Septic shock may be associated with relative adrenal insufficiency. Thus, a replacement therapy of low doses of corticosteroids has been proposed to treat septic shock.
A total of 300 adult patients in 19 intensive care units in France were studied between 1995 and 1999.
The patients fulfilled usual criteria for septic shock and were enrolled after undergoing a short corticotropin test.
They were then randomly assigned to receive either hydrocortisone (50 mg intravenous bolus every 6 hours) and fludrocortisone (50 µg tablet once daily) (n = 151) or matching placebos (n = 149) for 7 days.

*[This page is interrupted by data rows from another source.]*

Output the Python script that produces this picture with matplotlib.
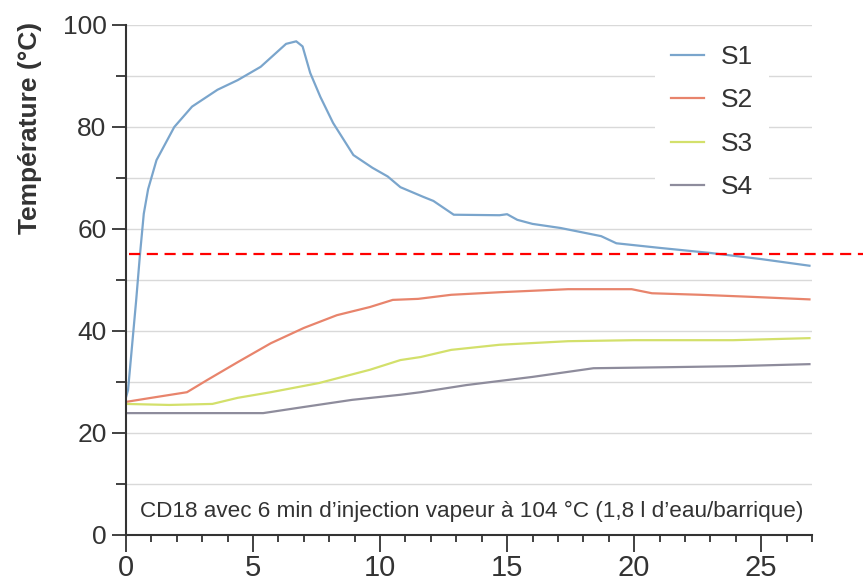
import matplotlib
matplotlib.use('Agg')
import matplotlib.pyplot as plt
from matplotlib.ticker import MultipleLocator

plt.rcParams['font.family'] = ['Liberation Sans', 'DejaVu Sans']

# time (min) / temperature (°C)
s1_t = [0, 0.08, 0.4, 0.55, 0.7, 0.87, 1.2, 1.9, 2.6, 3.6, 4.4, 5.3, 5.9, 6.3, 6.7, 6.95, 7.25, 7.65, 8.15,
        8.95, 9.7, 10.3, 10.8, 11.7, 12.1, 12.9, 14.7, 15.0, 15.4, 16.0, 17.1, 17.9, 18.7, 19.3, 21.0,
        23.0, 25.0, 26.9]
s1_temp = [27, 28.4, 46, 55, 63, 67.8, 73.5, 80, 84, 87.3, 89.2, 91.8, 94.5, 96.3, 96.8, 95.8, 90.6, 85.9,
           80.8, 74.5, 72, 70.3, 68.2, 66.3, 65.5, 62.8, 62.7, 62.9, 61.8, 61.0, 60.2, 59.4, 58.6, 57.2,
           56.3, 55.3, 54.1, 52.8]

s2_t = [0, 1.0, 2.4, 3.2, 4.4, 5.7, 7.0, 8.3, 9.6, 10.5, 11.5, 12.8, 14.7, 17.4, 19.9, 20.7, 22.6, 24.6, 26.9]
s2_temp = [26.1, 26.9, 28.0, 30.4, 33.9, 37.6, 40.6, 43.1, 44.7, 46.1, 46.3, 47.1, 47.6, 48.2, 48.2, 47.4,
           47.1, 46.7, 46.2]

s3_t = [0, 1.7, 3.4, 4.4, 5.7, 7.6, 9.6, 10.8, 11.6, 12.8, 14.7, 17.4, 20.0, 23.9, 26.9]
s3_temp = [25.7, 25.5, 25.7, 26.9, 28.0, 29.8, 32.4, 34.3, 34.9, 36.3, 37.3, 38.0, 38.2, 38.2, 38.6]

s4_t = [0, 3.7, 5.4, 7.0, 8.9, 10.8, 11.6, 13.4, 16.0, 18.4, 21.3, 23.9, 26.9]
s4_temp = [23.9, 23.9, 23.9, 25.1, 26.5, 27.5, 28.0, 29.4, 31.0, 32.7, 32.9, 33.1, 33.5]

threshold = 55
note = "CD18 avec 6 min d\u2019injection vapeur à 104 °C (1,8 l d\u2019eau/barrique)"

fig = plt.figure(figsize=(8.63, 5.85), dpi=100)
ax = fig.add_axes([126 / 863, 50 / 585, 686 / 863, 510 / 585])

for y in range(10, 101, 10):
    ax.axhline(y, color='#d9d9d9', lw=1, zorder=0)

ax.plot(s1_t, s1_temp, color='#7aa5cc', lw=1.6, label='S1')
ax.plot(s2_t, s2_temp, color='#e8846c', lw=1.6, label='S2')
ax.plot(s3_t, s3_temp, color='#d3e06b', lw=1.6, label='S3')
ax.plot(s4_t, s4_temp, color='#8e8c9c', lw=1.6, label='S4')

# red threshold line runs past the axes to the figure edge
ax.plot([0.1, 29.5], [threshold, threshold], color='red', lw=1.6, ls=(0, (5, 3)), clip_on=False, zorder=5)

ax.set_xlim(0, 27)
ax.set_ylim(0, 100)
for s in ['top', 'right']:
    ax.spines[s].set_visible(False)
for s in ['left', 'bottom']:
    ax.spines[s].set_color('#333333')
    ax.spines[s].set_linewidth(1.5)

ax.xaxis.set_major_locator(MultipleLocator(5))
ax.xaxis.set_minor_locator(MultipleLocator(1))
ax.yaxis.set_major_locator(MultipleLocator(20))
ax.yaxis.set_minor_locator(MultipleLocator(10))
ax.tick_params(axis='y', which='major', length=10, width=1.3, color='#333333', labelsize=19, pad=4,
               labelcolor='#333333')
ax.tick_params(axis='y', which='minor', length=7, width=1.3, color='#333333')
ax.tick_params(axis='x', which='major', length=12, width=1.3, color='#333333', labelsize=21, pad=2,
               labelcolor='#333333')
ax.tick_params(axis='x', which='minor', length=5, width=1.3, color='#333333')

ax.text(0.55, 3.5, note, fontsize=16.2, color='#333333', va='baseline')

fig.text(30 / 863, 1 - 128 / 585, 'Température (°C)', rotation=90, ha='center', va='center',
         fontsize=19, fontweight='bold', color='#333333')

leg = ax.legend(loc='upper left', bbox_to_anchor=(655 / 863, 1 - 29 / 585), bbox_transform=fig.transFigure,
                fontsize=19, frameon=True, facecolor='white', edgecolor='none', framealpha=1,
                handlelength=1.25, handletextpad=0.64, labelspacing=0.74, borderpad=0.6, borderaxespad=0)
for t in leg.get_texts():
    t.set_color('#333333')

fig.savefig('out.png', dpi=100)
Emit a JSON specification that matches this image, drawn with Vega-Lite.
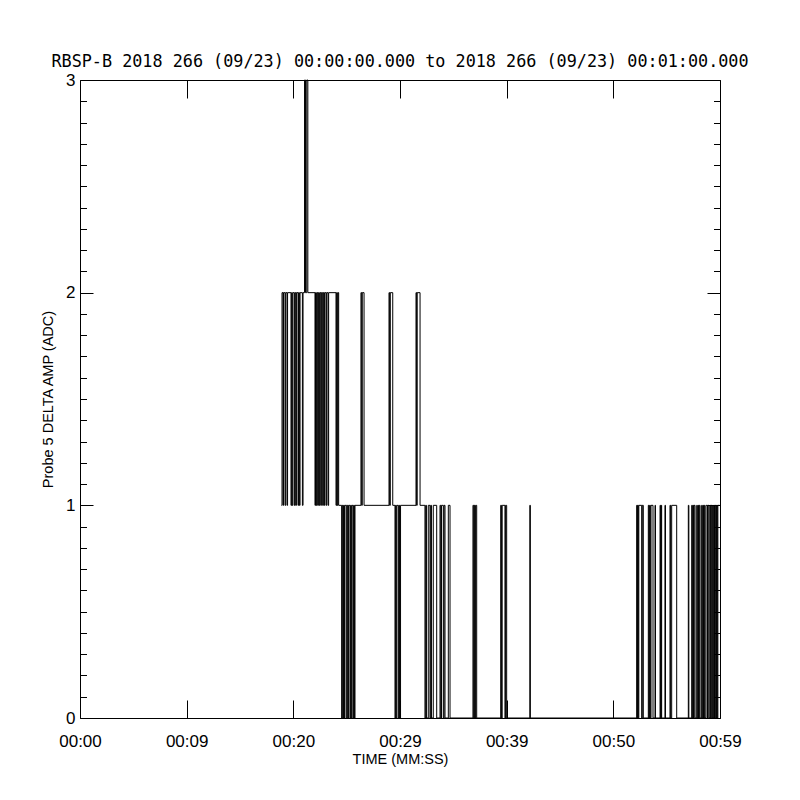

The researchers measured the 28-day survival distribution in patients with relative adrenal insufficiency (nonresponders to the corticotropin test).
|Deaths among patients with relative renal insufficiency:|
| Journal of the American Medical Association |
One patient from the corticosteroid group was excluded from analyses because of consent withdrawal.
There were 229 nonresponders to the corticotropin test (placebo, 115; corticosteroids, 114) and 70 responders to the corticotropin test (placebo, 34; corticosteroids, 36).
In nonresponders, there were found to be 73 deaths (63%) in the placebo group and 60 deaths (53%) in the corticosteroid group (hazard ratio, 0.67).
Vasopressor therapy was withdrawn within 28 days in 46 patients (40%) in the placebo group and in 65 patients (57%) in the corticosteroid group (hazard ratio, 1.91).
There was no significant difference between groups in responders.
In addition, adverse event rates were similar in the 2 groups.
Dr Djillali Annane, of the Raymond Poincaré Hospital, Garches, concluded on behalf of fellow authors, "In our trial, a 7-day treatment with low doses of hydrocortisone and fludrocortisone significantly reduced the risk of death in patients with septic shock and relative adrenal insufficiency, without increasing adverse events."